## EXERCISE BRIEF
Check every line in the records below for the word "draw" and report how many have it, nothing more.

## DATA PROVIDED

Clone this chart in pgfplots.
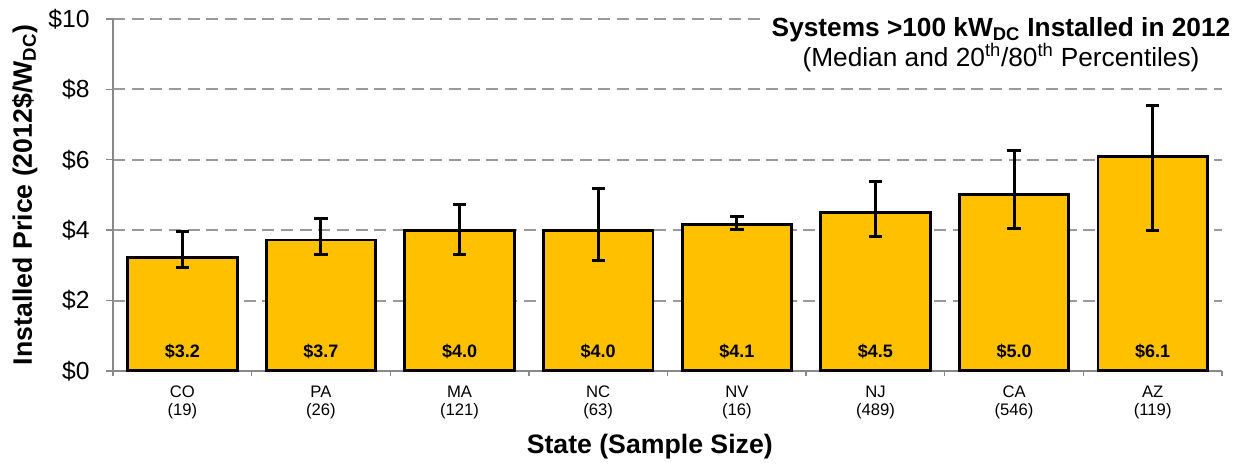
\documentclass[border=0pt]{standalone}
\usepackage{fontspec}
\setmainfont{Liberation Sans}
\usepackage{pgfplots}
\usepackage{pgfplotstable}
\pgfplotsset{compat=1.18}
\definecolor{barfill}{HTML}{FFC000}
\definecolor{axgray}{HTML}{898989}
\definecolor{gridgray}{HTML}{9A9A9A}
\pgfplotstableread{
x y ep em
0 3.21 0.75 0.28
1 3.72 0.62 0.40
2 4.00 0.74 0.68
3 4.00 1.19 0.87
4 4.17 0.23 0.14
5 4.50 0.87 0.68
6 5.01 1.26 0.97
7 6.09 1.44 2.09
}\prices
\pgfplotstableread{
x ly lab
0 0.56 3.2
1 0.56 3.7
2 0.56 4.0
3 0.56 4.0
4 0.56 4.1
5 0.56 4.5
6 0.56 5.0
7 0.56 6.1
}\labels
\begin{document}
\begin{tikzpicture}
\begin{axis}[
  scale only axis,
  width=832pt, height=264pt,
  xmin=-0.5, xmax=7.5,
  ymin=0, ymax=10,
  axis x line*=bottom, axis y line*=left,
  axis line style={draw=axgray, line width=1.5pt, -},
  xtick={0,...,7},
  xticklabels={{CO\\(19)},{PA\\(26)},{MA\\(121)},{NC\\(63)},{NV\\(16)},{NJ\\(489)},{CA\\(546)},{AZ\\(119)}},
  xticklabel style={align=center, font=\fontsize{12.5}{13}\selectfont, yshift=-3pt},
  major x tick style={draw=none},
  minor xtick={-0.5,0.5,...,7.5},
  minor x tick style={draw=axgray, line width=1pt},
  minor tick length=4pt,
  ytick={0,2,...,10},
  yticklabels={\$0,\$2,\$4,\$6,\$8,\$10},
  yticklabel style={font=\fontsize{18.5}{22}\selectfont, xshift=-9pt},
  major y tick style={draw=axgray, line width=1pt},
  major tick length=5pt,
  tick align=outside,
  ymajorgrids,
  grid style={draw=gridgray, line width=1.5pt, dash pattern=on 9pt off 5pt},
  /pgf/number format/assume math mode=true,
  ylabel={\bfseries Installed Price (2012\$/W\textsubscript{DC})},
  ylabel style={font=\fontsize{20}{24}\selectfont, at={(rel axis cs:-0.064,0.5)}, anchor=south},
  xlabel={\bfseries State (Sample Size)},
  xlabel style={font=\fontsize{20}{24}\selectfont, at={(rel axis cs:0.484,-0.216)}, anchor=center},
  clip=false,
]
\addplot[ybar, bar width=0.79, bar shift=0pt, fill=barfill, draw=black, line width=2.2pt,
  error bars/.cd, y dir=both, y explicit,
  error bar style={line width=2.2pt, black},
  error mark options={line width=2.2pt, mark size=5pt, black, rotate=90}]
  table[x=x, y=y, y error plus=ep, y error minus=em]{\prices};
\addplot[only marks, mark=none, point meta=explicit,
  nodes near coords={\bfseries\$\pgfmathprintnumber[fixed, fixed zerofill, precision=1, assume math mode=true]{\pgfplotspointmeta}},
  every node near coord/.style={anchor=center, font=\fontsize{13.5}{15}\selectfont, black}]
  table[x=x, y=ly, meta=lab]{\labels};
\node[anchor=north, align=center, inner xsep=7pt, inner ysep=1pt, fill=white, font=\fontsize{19.7}{20.3}\selectfont]
  at (rel axis cs:0.8007,1.01)
  {\bfseries Systems >100 kW\textsubscript{DC} Installed in 2012\\(Median and 20\textsuperscript{th}/80\textsuperscript{th} Percentiles)};
\coordinate (bl) at (rel axis cs:-0.1019,-0.2642);
\coordinate (tr) at (rel axis cs:1.0153,1.054);
\end{axis}
\pgfresetboundingbox
\path (bl) rectangle (tr);
\end{tikzpicture}
\end{document}
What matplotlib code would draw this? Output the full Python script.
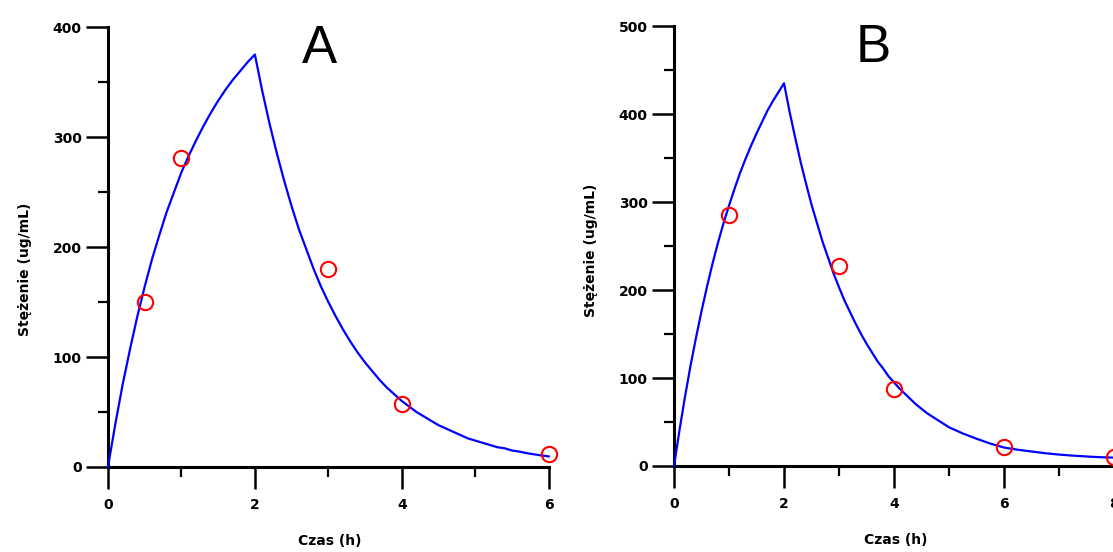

## CORRECT ANSWER
7